The Most Important Higher Ed Story of 2015

Inside Higher Ed has called last month’s New York Times article highlighting the experimental approaches being taken to improve student success in introductory STEM courses at UC Davis ‘The Most Important Higher Ed Story of 2015.’

Written by Joshua Kim

The most important higher education story of 2015 will, ironically, be a story published at the end of 2014.  This is the 12/26 NYT’s story by Richard Prichard Pérez-Peña Colleges Reinvent Classes to Keep More Students in Science.
Every educator (both faculty and non-faculty) that I speak with is involved in some aspect of large enrollment class re-design. Free open online education and scale (MOOCs) have caused all of us to re-think the purpose and affordances of a residential education. The drop of the cost of a high quality lecture to zero dollars has upended the traditional value proposition of the course. Any college or university that bases a significant part of its business model around an information transfer model will be first irrelevant, and then quickly insolvent.
Larger enrollment courses are being re-thought as opportunities to invite students into the knowledge creation process.
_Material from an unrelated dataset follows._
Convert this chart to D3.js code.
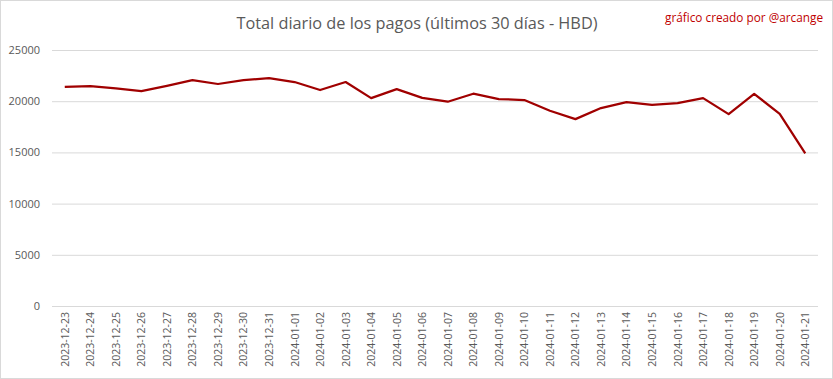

Advances in learning theory have taught us that we don’t retain what we don’t manipulate, create, and explain. Advances in digital learning platforms have enabled us, with significant investments in instructional design and course planning, to bring more active and collaborative methods to classes that were traditionally based on lectures and high-stakes assessments.  Any course that does not move a significant portion of the content to beyond the time and space where instructors and students gather will feel anachronistic in an age of blended learning. Any course that does not take advantage of adaptive platforms for frequent low-stakes assessment will be forgoing opportunities for authentic learning.